Wednesday, March 30, 2016

Windows Subsystem for Linux (Ubuntu on Windows)

Well, this is something!

  • This is the news that got the biggest applause at Microsoft's big event today
    Microsoft partnered up with Canonical, developers of the mega-popular Ubuntu Linux operating system. Thanks to some technical wizardry work by the two companies, Windows 10 now has a way to run Ubuntu software.
  • Developers can run Bash Shell and user-mode Ubuntu Linux binaries on Windows 10
    This isn't Bash or Ubuntu running in a VM. This is a real native Bash Linux binary running on Windows itself. It's fast and lightweight and it's the real binaries. This is an genuine Ubuntu image on top of Windows with all the Linux tools I use like awk, sed, grep, vi, etc. It's fast and it's lightweight. The binaries are downloaded by you - using apt-get - just as on Linux, because it is Linux. You can apt-get and download other tools like Ruby, Redis, emacs, and on and on.
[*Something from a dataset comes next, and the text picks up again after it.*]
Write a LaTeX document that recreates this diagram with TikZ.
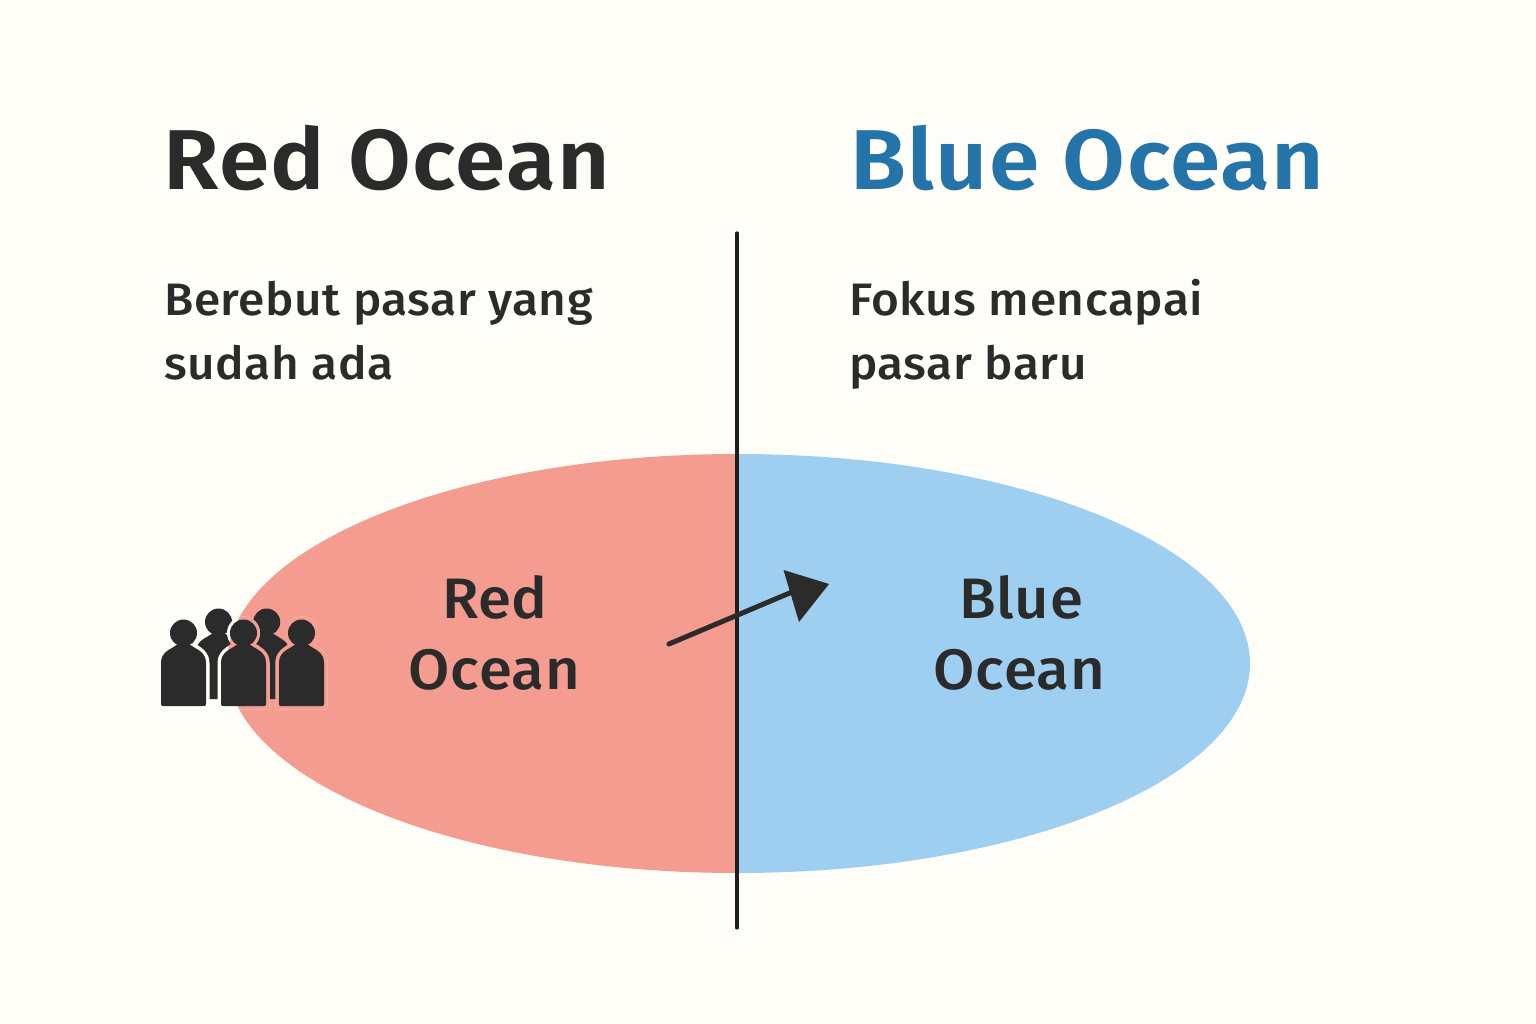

This is brilliant for developers that use a diverse set of tools like me.

    This runs on 64-bit Windows and doesn't use virtual machines.
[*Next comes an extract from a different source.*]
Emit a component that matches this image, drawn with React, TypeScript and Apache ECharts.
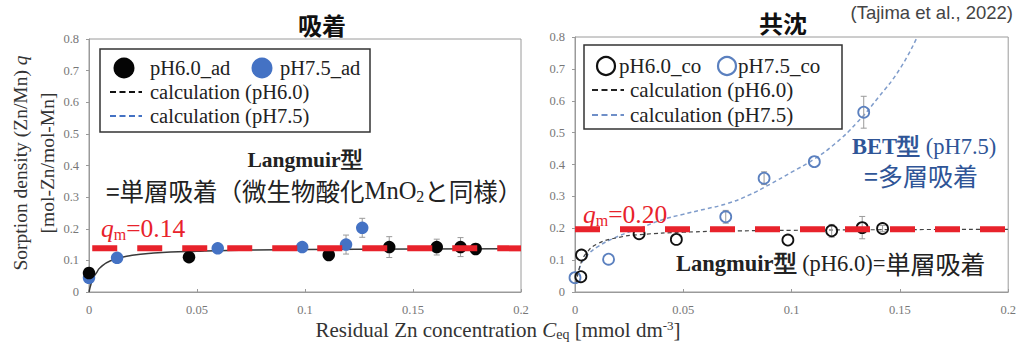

  • Ubuntu on Windows — The Ubuntu Userspace for Windows Developers
    A team of sharp developers at Microsoft has been hard at work adapting some Microsoft research technology to basically perform real time translation of Linux syscalls into Windows OS syscalls. Linux geeks can think of it sort of the inverse of “wine” — Ubuntu binaries running natively in Windows. Microsoft calls it their “Windows Subsystem for Linux”. (No, it’s not open source at this time).
  • Ubuntu (not Linux) on Windows: How it works
    A Microsoft spokesperson explained, "We built new infrastructure within Windows, WSL, upon which we run a genuine Ubuntu user-mode image provided by our great partners over at Canonical, creators of Ubuntu Linux. The result is that you can now run native Bash on Ubuntu on Windows."
  • Ubuntu’s bash and Linux command line coming to Windows 10
    We're still trying to get the inside story on what Microsoft has done here, but what we've known for several months now is that the company has developed some Windows kernel components (lxcore.sys, lxss.sys, presumably standing for "Linux core" and "Linux subsystem," respectively) that support the major Linux kernel APIs. These components are not GPLed and do not appear to contain Linux code themselves; instead, they implement the Linux kernel API using the native Windows NT API that the Windows kernel provides. Microsoft is calling this the "Windows Subsystem for Linux" (WSL)

    ...

    Our understanding is that these are not recompiled or ported versions of the programs (as are used in tools aiming to provide a Unix-like environment on Windows such as Cygwin) but instead unmodified programs. Microsoft is describing this in terms of providing a Linux-like command-line environment at the moment, but from what we can gather, there's little fundamental restriction to this, potentially opening the door to running a wide range of Linux programs natively on Windows.

  • Android and iOS apps on Windows: What is Microsoft doing—and will it work?
    Windows has long included the ability to support multiple API families through a feature called subsystems. The Win32 API that almost all Windows software (including Universal Windows apps) use is obviously the biggest and best known of these APIs, and in modern versions of Windows is in fact the only API. But historically, there have been others. The very first versions of Windows NT included, of all things, an OS/2 subsystem that supported certain kinds of OS/2 applications. It was a relic of history, a product of Microsoft and IBM's once cooperative operating system development.
  • Latest Windows 10 Redstone Build 14521 May Have A Linux Subsystem
    WalkingCat has initially revealed the mystical Linux subsystem files in a Twitter post.

    what the hell ? Windows 10 14251 has lxcore.sys and lxss.sys ? aren't they part of Project Astoria ? and for Mobile only ?

This will be interesting news to follow!